A classic mistake in early-stage startups is confusing initial growth with the ability to scale. “We have a few customers, so we can grow fast.” It doesn’t work that way. Early traction is not the same as repeatability, and repeatability is a prerequisite for any safe scaling.
Repeatability means being able to generate the same results consistently, predictably, and sustainably. It’s when customer behavior happens naturally, without artificial incentives; internal processes run smoothly without constant improvisation; the revenue model remains stable; and operations can handle increased volume without breaking down. Without repeatability, scaling is risky and expensive.
The confusion arises when early traction is seen as proof of the business model: some users adopt the product, a few sales happen, initial revenue appears, and the team feels like they’re making progress. But what works for a handful may fail at scale. Short-term success can hide structural weaknesses, and the pressure to grow too soon can amplify invisible problems.
Scaling prematurely brings clear risks. Operational issues multiply, customer acquisition costs rise without proportional returns, human error and improvisation become critical dependencies, and the ability to learn quickly diminishes.
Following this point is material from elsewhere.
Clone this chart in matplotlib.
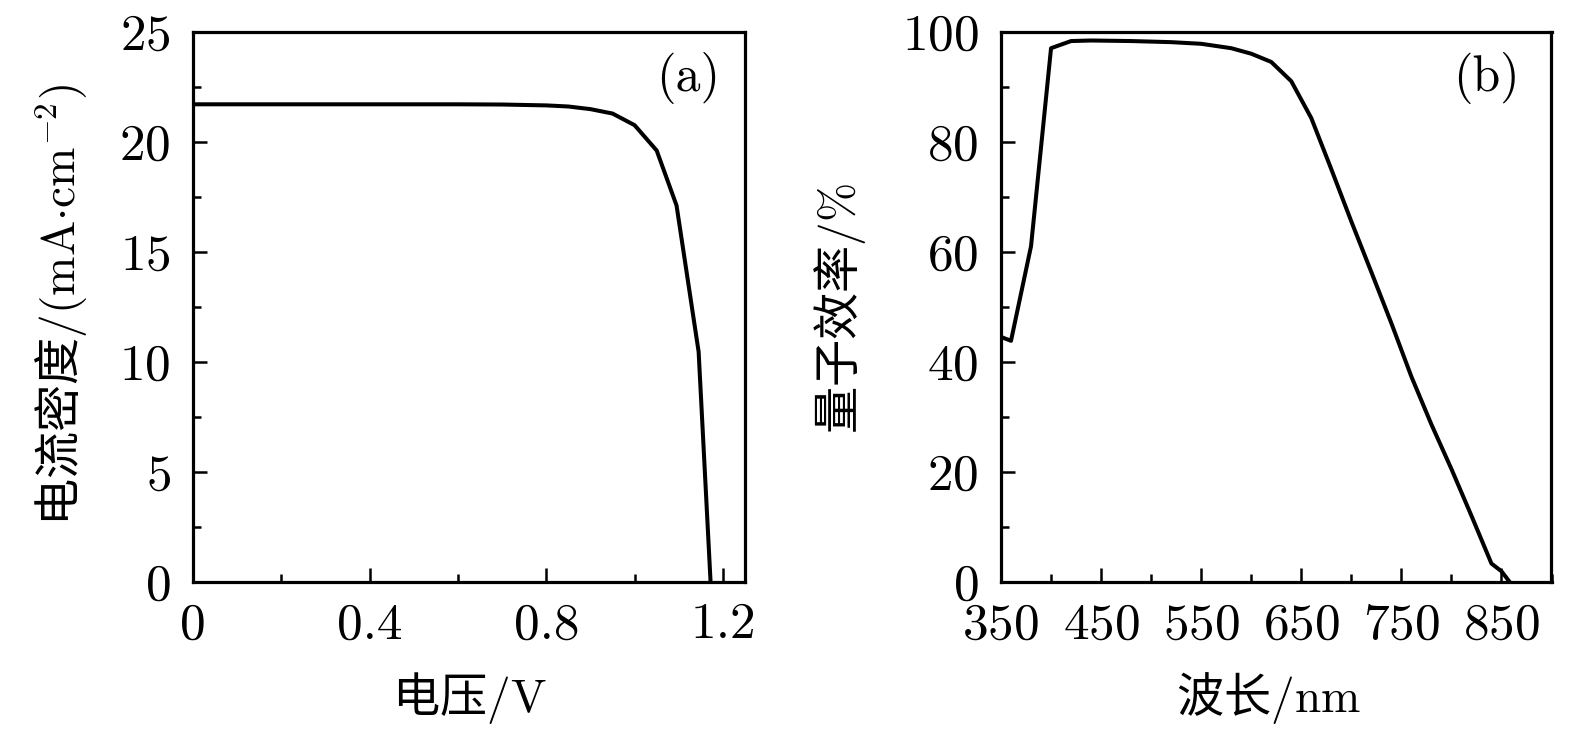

Scaling without repeatability isn’t safe growth—it’s risk magnified.
There are warning signs for founders. If every new customer requires manual intervention, processes are constantly tweaked just to keep things running, metrics become unstable as volume increases, or growth depends more on extra effort from the team than on a validated model, the business isn’t ready to scale.
Repeatability comes before scale. Sustainable startups validate consistent customer behavior, reliable processes, and a sound economic model before pursuing growth. Scaling before that only multiplies uncertainty. Validating repeatability turns learning into a solid foundation. Rapid growth may impress, but consistent growth builds a business. Repeatability isn’t a technical detail—it’s the foundation of the company.